### EXERCISE PROMPT
Check each line of the material below for "script", then copy the ones that contain it.
** Begin DATA FOR THIS EXERCISE **
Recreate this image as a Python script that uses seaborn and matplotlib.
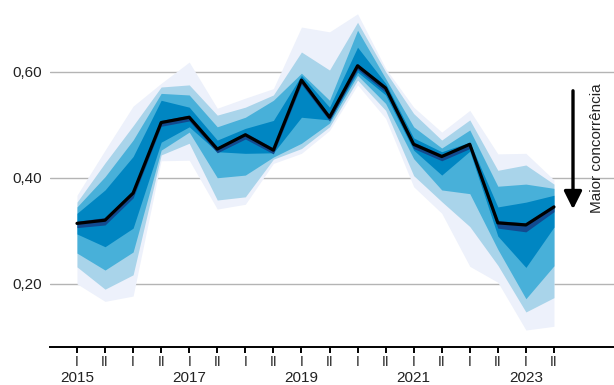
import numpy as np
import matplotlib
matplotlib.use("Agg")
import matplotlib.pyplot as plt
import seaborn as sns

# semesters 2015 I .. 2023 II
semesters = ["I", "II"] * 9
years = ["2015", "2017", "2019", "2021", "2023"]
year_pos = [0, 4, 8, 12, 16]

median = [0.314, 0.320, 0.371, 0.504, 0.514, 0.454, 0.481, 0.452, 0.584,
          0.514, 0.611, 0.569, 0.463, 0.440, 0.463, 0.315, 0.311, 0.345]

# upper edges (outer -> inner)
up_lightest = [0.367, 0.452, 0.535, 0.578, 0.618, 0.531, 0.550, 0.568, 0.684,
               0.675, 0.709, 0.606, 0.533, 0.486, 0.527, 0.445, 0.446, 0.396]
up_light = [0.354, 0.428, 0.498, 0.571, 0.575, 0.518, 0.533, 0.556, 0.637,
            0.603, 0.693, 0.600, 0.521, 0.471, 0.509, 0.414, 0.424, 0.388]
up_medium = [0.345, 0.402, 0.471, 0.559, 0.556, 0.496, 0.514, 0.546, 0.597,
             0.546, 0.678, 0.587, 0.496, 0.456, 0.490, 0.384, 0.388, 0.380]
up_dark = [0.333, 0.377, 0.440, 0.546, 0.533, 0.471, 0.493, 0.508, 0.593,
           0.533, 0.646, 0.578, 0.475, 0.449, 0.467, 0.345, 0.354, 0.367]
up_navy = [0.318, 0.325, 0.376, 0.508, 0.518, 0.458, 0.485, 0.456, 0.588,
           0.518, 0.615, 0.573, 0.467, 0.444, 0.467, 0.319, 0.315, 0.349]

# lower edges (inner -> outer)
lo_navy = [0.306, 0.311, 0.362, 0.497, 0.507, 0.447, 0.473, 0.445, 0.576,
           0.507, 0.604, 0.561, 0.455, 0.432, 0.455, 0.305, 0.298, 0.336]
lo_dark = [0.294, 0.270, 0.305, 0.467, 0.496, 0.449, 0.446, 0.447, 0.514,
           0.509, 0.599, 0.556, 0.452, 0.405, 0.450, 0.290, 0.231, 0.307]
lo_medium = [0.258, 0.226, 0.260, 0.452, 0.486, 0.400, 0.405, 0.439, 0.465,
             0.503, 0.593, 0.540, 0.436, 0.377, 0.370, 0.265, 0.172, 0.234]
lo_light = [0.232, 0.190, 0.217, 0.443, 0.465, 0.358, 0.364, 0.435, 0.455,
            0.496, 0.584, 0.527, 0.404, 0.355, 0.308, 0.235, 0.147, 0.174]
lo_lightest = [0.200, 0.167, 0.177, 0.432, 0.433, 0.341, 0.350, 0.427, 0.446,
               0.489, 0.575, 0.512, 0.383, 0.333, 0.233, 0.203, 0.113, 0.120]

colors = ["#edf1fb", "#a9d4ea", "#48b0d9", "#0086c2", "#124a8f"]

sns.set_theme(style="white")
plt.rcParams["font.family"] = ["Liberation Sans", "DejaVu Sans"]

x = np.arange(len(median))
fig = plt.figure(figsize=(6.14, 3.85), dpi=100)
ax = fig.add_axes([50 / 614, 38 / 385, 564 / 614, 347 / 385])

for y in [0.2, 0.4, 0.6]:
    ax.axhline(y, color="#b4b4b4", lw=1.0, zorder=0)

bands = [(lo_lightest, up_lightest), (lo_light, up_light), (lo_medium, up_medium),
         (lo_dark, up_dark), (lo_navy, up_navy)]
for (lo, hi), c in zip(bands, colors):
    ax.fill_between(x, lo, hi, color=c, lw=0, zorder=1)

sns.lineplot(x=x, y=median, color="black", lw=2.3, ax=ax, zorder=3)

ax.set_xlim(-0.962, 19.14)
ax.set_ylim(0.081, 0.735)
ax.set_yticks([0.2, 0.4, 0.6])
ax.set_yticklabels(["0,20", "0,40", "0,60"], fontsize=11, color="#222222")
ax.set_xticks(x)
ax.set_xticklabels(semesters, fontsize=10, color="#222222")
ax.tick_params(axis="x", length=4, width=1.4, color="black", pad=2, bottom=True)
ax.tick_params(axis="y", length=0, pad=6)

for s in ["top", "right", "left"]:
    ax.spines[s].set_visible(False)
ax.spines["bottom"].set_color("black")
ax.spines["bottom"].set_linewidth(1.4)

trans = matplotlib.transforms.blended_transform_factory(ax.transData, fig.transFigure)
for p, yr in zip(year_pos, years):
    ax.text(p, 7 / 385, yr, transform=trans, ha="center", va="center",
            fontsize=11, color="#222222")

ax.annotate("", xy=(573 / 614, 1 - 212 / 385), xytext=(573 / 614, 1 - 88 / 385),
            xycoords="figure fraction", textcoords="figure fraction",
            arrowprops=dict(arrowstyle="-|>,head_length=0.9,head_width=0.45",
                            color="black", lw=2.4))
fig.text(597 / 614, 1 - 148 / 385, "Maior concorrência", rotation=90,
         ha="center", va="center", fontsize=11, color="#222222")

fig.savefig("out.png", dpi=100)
** End DATA FOR THIS EXERCISE **
** Begin DATA FOR THIS EXERCISE **
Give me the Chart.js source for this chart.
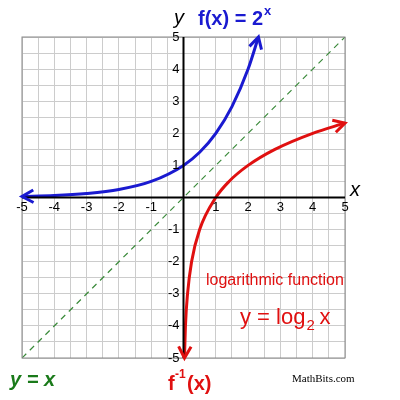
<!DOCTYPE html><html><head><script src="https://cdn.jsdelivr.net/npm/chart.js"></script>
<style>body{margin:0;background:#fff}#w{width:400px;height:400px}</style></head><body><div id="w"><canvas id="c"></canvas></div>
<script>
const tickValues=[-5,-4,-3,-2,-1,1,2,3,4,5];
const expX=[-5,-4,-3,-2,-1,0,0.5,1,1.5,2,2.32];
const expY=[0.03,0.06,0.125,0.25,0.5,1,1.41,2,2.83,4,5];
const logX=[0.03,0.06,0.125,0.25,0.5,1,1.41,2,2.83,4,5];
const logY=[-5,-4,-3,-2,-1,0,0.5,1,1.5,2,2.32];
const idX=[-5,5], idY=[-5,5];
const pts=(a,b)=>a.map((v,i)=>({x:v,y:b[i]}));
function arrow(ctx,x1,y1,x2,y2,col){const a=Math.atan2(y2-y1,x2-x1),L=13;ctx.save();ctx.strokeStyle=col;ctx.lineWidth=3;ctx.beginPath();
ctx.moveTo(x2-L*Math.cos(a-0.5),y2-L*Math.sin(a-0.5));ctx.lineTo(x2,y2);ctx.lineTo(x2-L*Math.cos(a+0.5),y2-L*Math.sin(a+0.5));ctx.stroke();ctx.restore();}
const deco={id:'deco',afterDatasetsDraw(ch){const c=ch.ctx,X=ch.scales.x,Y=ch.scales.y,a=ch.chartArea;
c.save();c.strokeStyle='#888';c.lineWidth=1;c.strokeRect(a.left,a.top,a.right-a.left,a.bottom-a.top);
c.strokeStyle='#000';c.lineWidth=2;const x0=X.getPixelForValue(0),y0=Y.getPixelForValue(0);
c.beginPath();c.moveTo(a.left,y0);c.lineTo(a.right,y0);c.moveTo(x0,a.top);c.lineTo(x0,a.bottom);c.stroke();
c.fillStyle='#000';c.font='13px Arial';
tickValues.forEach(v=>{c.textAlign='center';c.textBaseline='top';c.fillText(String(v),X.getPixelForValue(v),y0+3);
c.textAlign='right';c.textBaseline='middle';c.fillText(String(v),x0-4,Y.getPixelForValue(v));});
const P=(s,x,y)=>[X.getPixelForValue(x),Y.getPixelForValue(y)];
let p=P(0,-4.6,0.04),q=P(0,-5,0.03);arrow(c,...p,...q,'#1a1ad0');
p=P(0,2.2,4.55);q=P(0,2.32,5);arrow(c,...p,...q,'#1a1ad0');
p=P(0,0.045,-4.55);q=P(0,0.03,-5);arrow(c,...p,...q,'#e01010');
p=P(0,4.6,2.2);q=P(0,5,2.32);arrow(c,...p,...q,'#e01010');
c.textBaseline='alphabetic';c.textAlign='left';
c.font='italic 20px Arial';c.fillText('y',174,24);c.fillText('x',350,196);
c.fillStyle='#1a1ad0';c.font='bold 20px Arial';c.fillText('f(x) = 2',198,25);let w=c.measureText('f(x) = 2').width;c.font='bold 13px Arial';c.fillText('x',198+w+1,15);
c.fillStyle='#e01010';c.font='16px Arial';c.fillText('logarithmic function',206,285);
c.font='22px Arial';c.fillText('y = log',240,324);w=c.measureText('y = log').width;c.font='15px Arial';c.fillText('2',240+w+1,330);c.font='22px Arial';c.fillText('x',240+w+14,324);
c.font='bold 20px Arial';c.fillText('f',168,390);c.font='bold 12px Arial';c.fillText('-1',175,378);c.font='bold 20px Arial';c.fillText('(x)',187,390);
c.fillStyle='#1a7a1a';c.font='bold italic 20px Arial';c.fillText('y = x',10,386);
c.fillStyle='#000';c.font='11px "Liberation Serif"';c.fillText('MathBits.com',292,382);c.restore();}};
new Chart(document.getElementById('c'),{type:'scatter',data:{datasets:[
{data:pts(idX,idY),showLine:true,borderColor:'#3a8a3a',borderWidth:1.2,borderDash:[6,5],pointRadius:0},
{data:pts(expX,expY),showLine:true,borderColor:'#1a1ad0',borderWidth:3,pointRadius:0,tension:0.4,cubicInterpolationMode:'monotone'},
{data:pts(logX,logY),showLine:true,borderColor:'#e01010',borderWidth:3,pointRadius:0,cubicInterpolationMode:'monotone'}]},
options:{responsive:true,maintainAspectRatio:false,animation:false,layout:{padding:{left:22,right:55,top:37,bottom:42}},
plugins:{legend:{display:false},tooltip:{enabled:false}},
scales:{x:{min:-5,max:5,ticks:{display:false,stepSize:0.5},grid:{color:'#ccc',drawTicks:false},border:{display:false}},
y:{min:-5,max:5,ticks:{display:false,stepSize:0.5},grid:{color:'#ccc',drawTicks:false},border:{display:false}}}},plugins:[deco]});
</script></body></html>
** End DATA FOR THIS EXERCISE **
### ANSWER TO THE EXERCISE
Recreate this image as a Python script that uses seaborn and matplotlib.
<!DOCTYPE html><html><head><script src="https://cdn.jsdelivr.net/npm/chart.js"></script>
<script>
</script></body></html>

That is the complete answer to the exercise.